Quality matters in the knowledge factory

Earlier this month, UGC announced that students with 4-year undergrad degrees and 75% aggregate marks or equivalent grades can now sit for the National Eligibility Test (NET) to qualify for a PhD programme. Earlier, NET candidates were required to hold a master’s degree with a minimum of 55% marks. Two reasons have been cited for this change: the new system will simplify the process for students and open many research opportunities. ‘We will have a lot of young people getting into research at a very young age and they’re really creative,’ explained UGC chairman M Jagadesh Kumar.

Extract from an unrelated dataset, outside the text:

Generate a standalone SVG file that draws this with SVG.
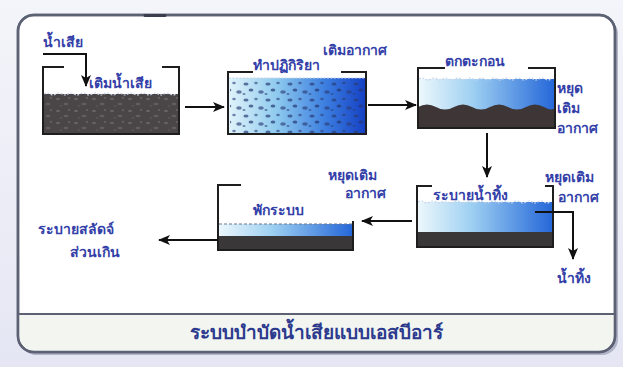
<svg xmlns="http://www.w3.org/2000/svg" width="623" height="367" viewBox="0 0 623 367">
  <defs>
    <style>
      .wall { fill: none; stroke: #1e1e1e; stroke-width: 2; stroke-linecap: square; }
      .conn { fill: none; stroke: #111; stroke-width: 2; }
      .lbl { font-family: "Noto Sans", "DejaVu Sans", sans-serif; font-size: 14px; font-weight: bold; fill: #3340a8; }
      .title { font-family: "Noto Sans", "DejaVu Sans", sans-serif; font-size: 19px; font-weight: bold; fill: #2c3a8e; }
      .surf { fill: none; stroke: #c8d4e8; stroke-width: 1.2; stroke-dasharray: 2 1.5; }
    </style>
    <linearGradient id="bgGrad" x1="0" y1="0" x2="0" y2="1">
      <stop offset="0" stop-color="#f4f5fa"/>
      <stop offset="1" stop-color="#e4e6f3"/>
    </linearGradient>
    <linearGradient id="waterA" x1="0" y1="0" x2="1" y2="0">
      <stop offset="0" stop-color="#e2f4fb"/>
      <stop offset="0.35" stop-color="#8fcaee"/>
      <stop offset="0.7" stop-color="#3d7fe0"/>
      <stop offset="1" stop-color="#1440c4"/>
    </linearGradient>
    <linearGradient id="waterB" x1="0" y1="0" x2="1" y2="0">
      <stop offset="0" stop-color="#eef8fc"/>
      <stop offset="0.4" stop-color="#9ed0f2"/>
      <stop offset="1" stop-color="#2466d8"/>
    </linearGradient>
    <pattern id="sludge" width="18" height="12" patternUnits="userSpaceOnUse">
      <rect width="18" height="12" fill="#4a4547"/>
      <ellipse cx="4" cy="3" rx="2" ry="1" fill="#6c6668"/>
      <ellipse cx="12" cy="8" rx="2.5" ry="1.2" fill="#625c5e"/>
      <ellipse cx="15" cy="2" rx="1.2" ry="0.8" fill="#716b6d"/>
      <ellipse cx="7" cy="10" rx="1.5" ry="0.8" fill="#5e585a"/>
    </pattern>
    <pattern id="bubbles" width="22" height="16" patternUnits="userSpaceOnUse">
      <ellipse cx="4" cy="4" rx="2.6" ry="1.6" fill="#2a3e78" fill-opacity="0.7"/>
      <ellipse cx="14" cy="3" rx="1.8" ry="1.2" fill="#2a3e78" fill-opacity="0.6"/>
      <ellipse cx="9" cy="10" rx="2.4" ry="1.5" fill="#233670" fill-opacity="0.7"/>
      <ellipse cx="19" cy="12" rx="2.8" ry="1.7" fill="#2a3e78" fill-opacity="0.65"/>
      <ellipse cx="2" cy="14" rx="1.5" ry="1" fill="#2a3e78" fill-opacity="0.6"/>
    </pattern>
    <marker id="arrow" markerWidth="12" markerHeight="10" refX="11" refY="5" orient="auto" markerUnits="userSpaceOnUse">
      <path d="M0,0 L12,5 L0,10 L3,5 Z" fill="#111"/>
    </marker>
  </defs>

  <!-- page background -->
  <rect width="623" height="367" fill="url(#bgGrad)"/>

  <!-- frame with shadow and caption strip -->
  <rect x="20" y="18" width="598" height="337" rx="16" fill="#8d92a8" opacity="0.6"/>
  <rect x="18" y="15" width="597" height="337" rx="16" fill="#ffffff" stroke="#5c6274" stroke-width="2.5"/>
  <path d="M19.3,314 H613.7 V336 A15,15 0 0 1 598.7,351 H34.3 A15,15 0 0 1 19.3,336 Z" fill="#f2f5f0"/>
  <line x1="19" y1="314" x2="614" y2="314" stroke="#5c6274" stroke-width="2"/>
  <rect x="18" y="15" width="597" height="337" rx="16" fill="none" stroke="#5c6274" stroke-width="2.5"/>
  <line x1="145" y1="15.5" x2="165" y2="15.5" stroke="#3a3e4c" stroke-width="3" stroke-linecap="round"/>
  <text class="title" x="316" y="339" text-anchor="middle">ระบบบำบัดน้ำเสียแบบเอสบีอาร์</text>

  <!-- stage 1: fill -->
  <g id="tank-fill">
    <rect x="43" y="94" width="136" height="40" fill="url(#sludge)"/>
    <path class="surf" d="M44,94 q3,-2 6,0 t6,0 t6,0 t6,0 t6,0 t6,0 t6,0 t6,0 t6,0 t6,0 t6,0 t6,0 t6,0 t6,0 t6,0 t6,0 t6,0 t6,0 t6,0 t6,0 t6,0 t6,0"/>
    <path class="wall" d="M63,67 H43 V134 H179 V67 H163"/>
    <text class="lbl" x="43" y="47">น้ำเสีย</text>
    <text class="lbl" x="89" y="88">เติมน้ำเสีย</text>
  </g>

  <!-- stage 2: react -->
  <g id="tank-react">
    <rect x="228" y="78" width="138" height="56" fill="url(#waterA)"/>
    <rect x="230" y="80" width="134" height="53" fill="url(#bubbles)"/>
    <path class="surf" d="M229,78 H365" stroke="#a8bcd8"/>
    <path class="wall" d="M252,72 H228 V134 H366 V72 H342"/>
    <text class="lbl" x="253" y="70">ทำปฏิกิริยา</text>
    <text class="lbl" x="323" y="55">เติมอากาศ</text>
  </g>

  <!-- stage 3: settle -->
  <g id="tank-settle">
    <rect x="418" y="79" width="137" height="32" fill="url(#waterB)"/>
    <path d="M418,107 q9,-5 18,0 t18,0 t18,0 t18,0 t18,0 t18,0 t18,0 t11,0 V128 H418 Z" fill="#3d3536"/>
    <path class="surf" d="M419,79 q3,-2 6,0 t6,0 t6,0 t6,0 t6,0 t6,0 t6,0 t6,0 t6,0 t6,0 t6,0 t6,0 t6,0 t6,0 t6,0 t6,0 t6,0 t6,0 t6,0 t6,0 t6,0 t6,0" stroke="#7d8aa8"/>
    <path class="wall" d="M444,68 H418 V128 H555 V68 H529"/>
    <text class="lbl" x="445" y="66">ตกตะกอน</text>
    <text class="lbl" x="557" y="93">หยุด</text>
    <text class="lbl" x="557" y="113">เติม</text>
    <text class="lbl" x="557" y="133">อากาศ</text>
  </g>

  <!-- stage 4: draw -->
  <g id="tank-draw">
    <rect x="417" y="202" width="136" height="30" fill="url(#waterB)"/>
    <rect x="417" y="232" width="136" height="15" fill="#3a3738"/>
    <path class="surf" d="M418,202 q3,-2 6,0 t6,0 t6,0 t6,0 t6,0 t6,0 t6,0 t6,0 t6,0 t6,0 t6,0 t6,0 t6,0 t6,0 t6,0 t6,0 t6,0 t6,0 t6,0 t6,0 t6,0 t6,0" stroke="#7d8aa8"/>
    <path class="wall" d="M431,186 H417 V247 H553 V186 H546"/>
    <text class="lbl" x="433" y="200">ระบายน้ำทิ้ง</text>
    <text class="lbl" x="545" y="182">หยุดเติม</text>
    <text class="lbl" x="558" y="202">อากาศ</text>
    <text class="lbl" x="557" y="283">น้ำทิ้ง</text>
  </g>

  <!-- stage 5: idle -->
  <g id="tank-idle">
    <rect x="218" y="224" width="135" height="12" fill="url(#waterB)"/>
    <rect x="218" y="236" width="135" height="14" fill="#3a3738"/>
    <line x1="219" y1="224" x2="352" y2="224" stroke="#6a7890" stroke-width="1" stroke-dasharray="3 2"/>
    <path class="wall" d="M240,185 H218 V250 H353 V222"/>
    <text class="lbl" x="253" y="215">พักระบบ</text>
    <text class="lbl" x="328" y="180">หยุดเติม</text>
    <text class="lbl" x="345" y="198">อากาศ</text>
    <text class="lbl" x="38" y="234">ระบายสลัดจ์</text>
    <text class="lbl" x="70" y="257">ส่วนเกิน</text>
  </g>

  <!-- connectors -->
  <g id="connectors">
    <path class="conn" d="M43,54 H86 V86" marker-end="url(#arrow)"/>
    <path class="conn" d="M185,107 H224" marker-end="url(#arrow)"/>
    <path class="conn" d="M368,105 H416" marker-end="url(#arrow)"/>
    <path class="conn" d="M487,133 V177" marker-end="url(#arrow)"/>
    <path class="conn" d="M412,221 H362" marker-end="url(#arrow)"/>
    <path class="conn" d="M218,240 H159" marker-end="url(#arrow)"/>
    <path class="conn" d="M535,212 H573 V259" marker-end="url(#arrow)"/>
  </g>
</svg>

On the face of it, the decision seems alright, ostensibly ‘democratising’ access to research opportunities. But there could be a problem. The rush to incorporate undergrads into PhD programmes could undermine research quality. Pursuit of a doctoral degree demands more than ‘creativity’. It requires rigorous critical thinking, methodological thoroughness and originality of thought. This requires going through a certain experiential period. A 2-year MA degree – MPhil was scrapped earlier – is an excellent time to prep for a PhD. Besides, completing a PhD is not just about writing a thesis but also about making a meaningful contribution to a field. Absence of empirical data to substantiate supposed benefits of the new policy doesn’t help. Transparent communication about expected outcomes and potential challenges is essential to build trust in any education system.

India wants to be a knowledge economy. The focus should not be solely on quantity – more PhD holders – but also on nurturing a culture of quality and intellectual inquiry without cutting corners. Quality needs to be paramount, even as efforts are made to enhance accessibility and inclusivity.